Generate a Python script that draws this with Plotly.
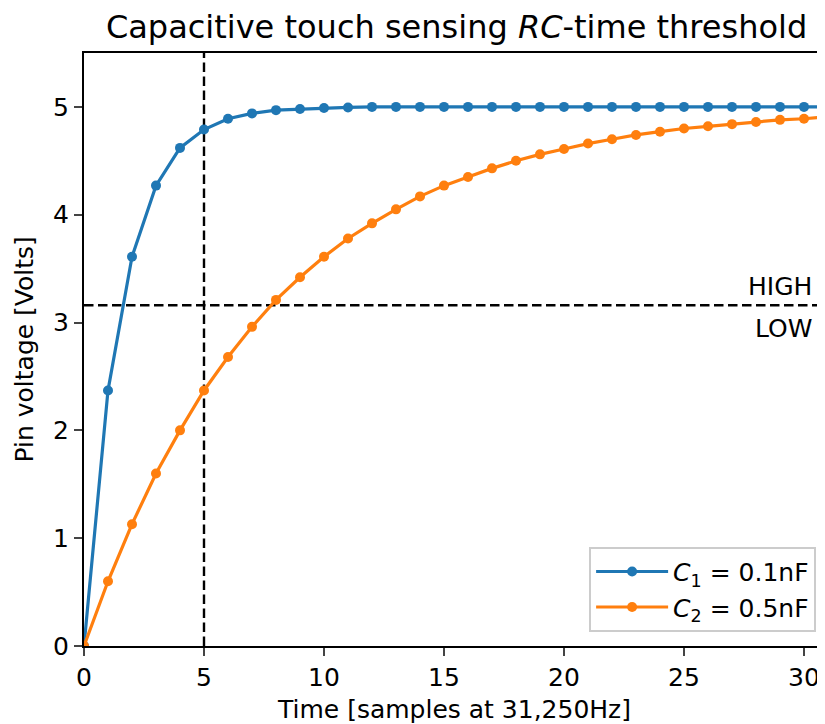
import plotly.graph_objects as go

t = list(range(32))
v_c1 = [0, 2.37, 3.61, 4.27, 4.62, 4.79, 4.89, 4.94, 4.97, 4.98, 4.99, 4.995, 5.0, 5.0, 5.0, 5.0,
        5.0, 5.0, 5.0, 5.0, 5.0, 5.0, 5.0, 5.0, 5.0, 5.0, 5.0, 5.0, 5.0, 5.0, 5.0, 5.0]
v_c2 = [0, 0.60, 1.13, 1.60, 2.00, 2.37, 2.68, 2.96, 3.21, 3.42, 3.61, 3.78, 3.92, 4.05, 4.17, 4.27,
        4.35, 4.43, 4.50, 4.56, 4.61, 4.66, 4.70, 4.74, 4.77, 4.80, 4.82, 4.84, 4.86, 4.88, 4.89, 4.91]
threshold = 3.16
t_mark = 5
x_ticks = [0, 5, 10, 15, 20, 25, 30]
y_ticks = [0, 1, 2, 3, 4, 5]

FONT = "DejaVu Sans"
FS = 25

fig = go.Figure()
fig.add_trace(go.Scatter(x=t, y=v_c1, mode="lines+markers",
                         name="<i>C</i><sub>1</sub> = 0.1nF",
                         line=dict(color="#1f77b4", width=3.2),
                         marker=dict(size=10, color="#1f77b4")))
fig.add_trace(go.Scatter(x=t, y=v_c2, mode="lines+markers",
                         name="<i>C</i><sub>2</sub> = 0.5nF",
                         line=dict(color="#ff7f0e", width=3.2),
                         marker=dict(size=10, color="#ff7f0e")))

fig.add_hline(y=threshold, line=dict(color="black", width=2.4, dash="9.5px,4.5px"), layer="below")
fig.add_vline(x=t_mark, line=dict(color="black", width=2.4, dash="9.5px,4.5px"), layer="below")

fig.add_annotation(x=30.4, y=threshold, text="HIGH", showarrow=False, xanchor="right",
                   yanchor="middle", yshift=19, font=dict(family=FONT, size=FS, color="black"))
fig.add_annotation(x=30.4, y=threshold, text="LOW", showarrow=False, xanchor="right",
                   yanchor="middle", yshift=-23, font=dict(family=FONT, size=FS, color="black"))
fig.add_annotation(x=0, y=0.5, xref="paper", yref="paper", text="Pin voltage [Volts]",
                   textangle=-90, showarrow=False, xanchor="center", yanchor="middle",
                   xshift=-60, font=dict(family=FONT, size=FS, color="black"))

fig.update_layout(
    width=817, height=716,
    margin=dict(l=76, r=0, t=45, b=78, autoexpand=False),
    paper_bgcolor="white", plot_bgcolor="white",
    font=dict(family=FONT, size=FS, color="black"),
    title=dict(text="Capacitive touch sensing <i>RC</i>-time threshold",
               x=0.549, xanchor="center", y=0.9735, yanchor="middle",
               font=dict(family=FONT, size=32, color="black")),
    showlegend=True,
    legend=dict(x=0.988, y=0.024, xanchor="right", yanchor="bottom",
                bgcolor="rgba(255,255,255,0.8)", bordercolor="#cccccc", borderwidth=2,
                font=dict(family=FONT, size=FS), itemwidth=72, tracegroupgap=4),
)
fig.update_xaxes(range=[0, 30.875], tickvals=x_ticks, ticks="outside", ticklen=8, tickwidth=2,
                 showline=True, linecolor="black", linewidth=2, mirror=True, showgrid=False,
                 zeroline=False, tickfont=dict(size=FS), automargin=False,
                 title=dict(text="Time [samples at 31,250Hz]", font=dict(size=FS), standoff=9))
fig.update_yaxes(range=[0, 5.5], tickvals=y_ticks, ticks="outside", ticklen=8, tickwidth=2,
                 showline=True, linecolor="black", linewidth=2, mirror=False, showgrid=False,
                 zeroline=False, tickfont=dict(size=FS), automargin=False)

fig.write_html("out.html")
= = =
Extract, word for word, each line from the top of the data down to and including the line with "import plotly.graph_objects as go"; skip the pictures.

### [RESULT OF THIS EXERCISE]
Generate a Python script that draws this with Plotly.
import plotly.graph_objects as go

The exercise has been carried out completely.